Skip the pictures. Reproduce all other material exactly.

## SUPPLIED DATA

┌────────

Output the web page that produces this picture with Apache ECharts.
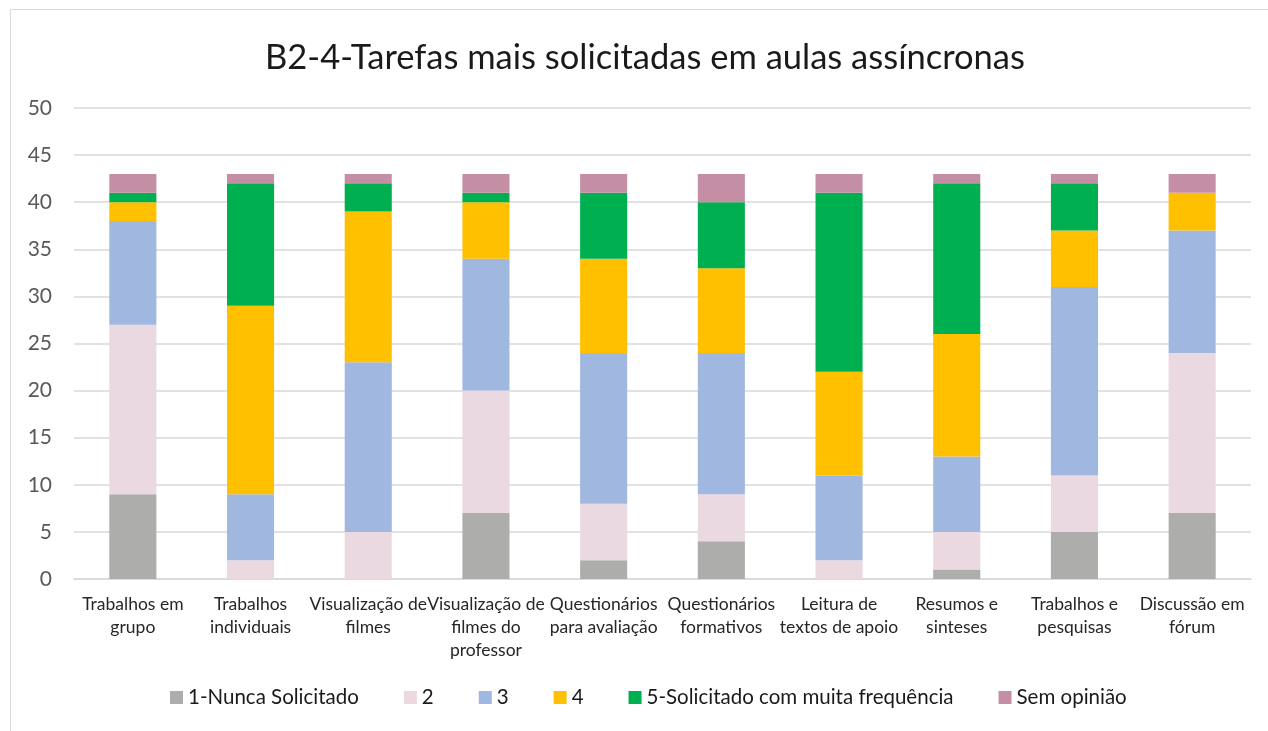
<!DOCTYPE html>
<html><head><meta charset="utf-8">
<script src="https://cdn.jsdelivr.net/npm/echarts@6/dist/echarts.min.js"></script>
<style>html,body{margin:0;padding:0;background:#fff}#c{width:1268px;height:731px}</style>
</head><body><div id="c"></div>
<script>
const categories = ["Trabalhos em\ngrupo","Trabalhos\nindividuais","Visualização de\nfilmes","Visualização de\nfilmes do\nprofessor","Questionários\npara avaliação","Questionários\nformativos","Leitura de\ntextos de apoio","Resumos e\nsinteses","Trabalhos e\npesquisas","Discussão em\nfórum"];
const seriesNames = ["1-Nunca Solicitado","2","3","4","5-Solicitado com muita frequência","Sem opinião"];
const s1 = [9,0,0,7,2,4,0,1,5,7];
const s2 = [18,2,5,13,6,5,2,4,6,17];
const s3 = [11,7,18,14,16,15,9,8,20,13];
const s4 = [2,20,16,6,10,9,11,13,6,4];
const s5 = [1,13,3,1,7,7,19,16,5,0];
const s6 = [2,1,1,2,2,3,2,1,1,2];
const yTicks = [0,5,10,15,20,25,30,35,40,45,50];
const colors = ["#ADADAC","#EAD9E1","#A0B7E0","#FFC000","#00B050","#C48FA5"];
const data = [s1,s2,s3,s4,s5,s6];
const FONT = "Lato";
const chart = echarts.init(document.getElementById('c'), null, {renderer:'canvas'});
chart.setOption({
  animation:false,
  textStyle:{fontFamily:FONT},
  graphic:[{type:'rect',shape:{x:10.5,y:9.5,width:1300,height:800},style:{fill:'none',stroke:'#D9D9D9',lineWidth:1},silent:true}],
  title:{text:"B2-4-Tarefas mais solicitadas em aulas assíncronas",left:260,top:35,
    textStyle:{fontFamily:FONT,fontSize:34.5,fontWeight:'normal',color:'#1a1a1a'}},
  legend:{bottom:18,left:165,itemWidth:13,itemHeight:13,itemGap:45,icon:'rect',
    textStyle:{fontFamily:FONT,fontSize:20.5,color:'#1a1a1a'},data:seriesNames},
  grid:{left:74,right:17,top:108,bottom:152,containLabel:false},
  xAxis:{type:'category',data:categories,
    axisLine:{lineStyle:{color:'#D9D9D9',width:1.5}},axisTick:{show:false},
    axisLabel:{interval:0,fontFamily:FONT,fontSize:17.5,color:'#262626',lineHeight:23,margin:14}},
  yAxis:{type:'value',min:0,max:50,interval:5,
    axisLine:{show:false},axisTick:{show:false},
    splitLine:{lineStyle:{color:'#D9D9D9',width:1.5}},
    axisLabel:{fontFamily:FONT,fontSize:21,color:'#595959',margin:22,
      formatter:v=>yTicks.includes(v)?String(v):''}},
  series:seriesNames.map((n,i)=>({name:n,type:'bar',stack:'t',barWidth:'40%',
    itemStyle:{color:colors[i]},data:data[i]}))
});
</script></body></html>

└────────

## TASK OUTPUT
Output the web page that produces this picture with Apache ECharts.
<!DOCTYPE html>
<html><head><meta charset="utf-8">
<script src="https://cdn.jsdelivr.net/npm/echarts@6/dist/echarts.min.js"></script>
<style>html,body{margin:0;padding:0;background:#fff}#c{width:1268px;height:731px}</style>
</head><body><div id="c"></div>
<script>
const categories = ["Trabalhos em\ngrupo","Trabalhos\nindividuais","Visualização de\nfilmes","Visualização de\nfilmes do\nprofessor","Questionários\npara avaliação","Questionários\nformativos","Leitura de\ntextos de apoio","Resumos e\nsinteses","Trabalhos e\npesquisas","Discussão em\nfórum"];
const seriesNames = ["1-Nunca Solicitado","2","3","4","5-Solicitado com muita frequência","Sem opinião"];
const s1 = [9,0,0,7,2,4,0,1,5,7];
const s2 = [18,2,5,13,6,5,2,4,6,17];
const s3 = [11,7,18,14,16,15,9,8,20,13];
const s4 = [2,20,16,6,10,9,11,13,6,4];
const s5 = [1,13,3,1,7,7,19,16,5,0];
const s6 = [2,1,1,2,2,3,2,1,1,2];
const yTicks = [0,5,10,15,20,25,30,35,40,45,50];
const colors = ["#ADADAC","#EAD9E1","#A0B7E0","#FFC000","#00B050","#C48FA5"];
const data = [s1,s2,s3,s4,s5,s6];
const FONT = "Lato";
const chart = echarts.init(document.getElementById('c'), null, {renderer:'canvas'});
chart.setOption({
  animation:false,
  textStyle:{fontFamily:FONT},
  graphic:[{type:'rect',shape:{x:10.5,y:9.5,width:1300,height:800},style:{fill:'none',stroke:'#D9D9D9',lineWidth:1},silent:true}],
  title:{text:"B2-4-Tarefas mais solicitadas em aulas assíncronas",left:260,top:35,
    textStyle:{fontFamily:FONT,fontSize:34.5,fontWeight:'normal',color:'#1a1a1a'}},
  legend:{bottom:18,left:165,itemWidth:13,itemHeight:13,itemGap:45,icon:'rect',
    textStyle:{fontFamily:FONT,fontSize:20.5,color:'#1a1a1a'},data:seriesNames},
  grid:{left:74,right:17,top:108,bottom:152,containLabel:false},
  xAxis:{type:'category',data:categories,
    axisLine:{lineStyle:{color:'#D9D9D9',width:1.5}},axisTick:{show:false},
    axisLabel:{interval:0,fontFamily:FONT,fontSize:17.5,color:'#262626',lineHeight:23,margin:14}},
  yAxis:{type:'value',min:0,max:50,interval:5,
    axisLine:{show:false},axisTick:{show:false},
    splitLine:{lineStyle:{color:'#D9D9D9',width:1.5}},
    axisLabel:{fontFamily:FONT,fontSize:21,color:'#595959',margin:22,
      formatter:v=>yTicks.includes(v)?String(v):''}},
  series:seriesNames.map((n,i)=>({name:n,type:'bar',stack:'t',barWidth:'40%',
    itemStyle:{color:colors[i]},data:data[i]}))
});
</script></body></html>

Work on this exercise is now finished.